Saturday, October 12, 2013

Paw And Maw Santo


Satire1 visited Squeezebox, Nebiowadaho to talk to America's farmers Paw and Maw Santo who subsist by selling only 85-93% of the corn, soybean, cotton and canola seeds in the country about the legal persecution they've been suffering at the hands of family and organic farmers who use the wind to steal their patented seeds. 

Maw
"Paw and I have spent years using the Bible and the Constitution of the United States to change the genes of our crops to resist communism, atheism, vermin and the poison we sell for pin money and here all these hippies and families with their few hundred acres think they can just steal our seeds and not pay us."

Paw
"There's over 3,000 of these thieves organized by some lawyers into a mafia to stop us from claiming what is rightfully ours forcing us to get by on just eleven billion a year and what with inflation and cable costs going up-"

Maw
"-if you want to see the good shows on TV."

Paw
"You tell him, Maw."

Maw
"And we only have about 40 Senators and a couple of hundred Congressmen at our troth and what with Jews and Puerto Ricans and other radicals on the Supreme Court I don't see how a little family corporation like ours is to have a chance.

Paw
"This is the same court telling women they own their own breasts."

Maw
"This is why girls in Los Angeles are going around without bras."

Paw
"Spreading their breast cancer like influenza among the unsuspecting population."

Maw
"That's why even nuns and widows are getting it now."

Paw
"They think those pink ribbons are going to protect them."

Maw
"The color pink is a carcinogen."

Paw
"And it turns people gay."

Maw
"Even if they're married.
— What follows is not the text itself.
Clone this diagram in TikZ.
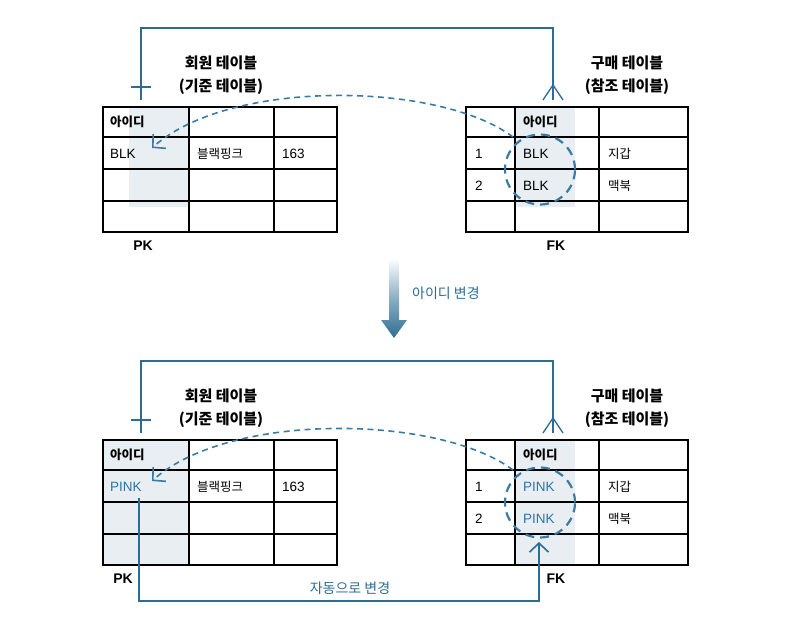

And all these gay couples getting married and having gay babies who won't eat our corn."

Paw
"Pink is really just communist red whitewashed to seduce teenage girls into spreading their legs for FaceBook and these other meat market white slavery sites on the internet."

Maw
"It's anti-corn is what it is."

Paw
"We sell white corn, blue corn, yellow and Indian corn seeds but we won't make no pink corn seeds."

Maw
"Like those Castro people did down in Florida with the god fearing yellow grapefruit."

Paw
"And our pesticide only poisons the socialists and illegal immigrants that steal work from struggling Americans."

Maw
"Those Hispanics ought to go back to Spain where they belong."

Paw
"Those lawyers and hippies want to use their grandfather's seeds when God gave the grain seeds to Maw and me to improve and be fruitful with."

Maw
"They're saying the wind put our seeds in their fields. Well, we don't have no contract with the wind."

Paw
"All part of their Global Warming scam to rob struggling multinationals out of the meager living they eke out of the world's resources."

Maw
"The bunch of bullies."

Paw
"So you go on down to your local farmers market and ask them if they use our seeds."

Maw
"And if they don't you tell them to stop stealing from Paw and me."

Paw
"And stop giving us breast cancer and making our babies gay."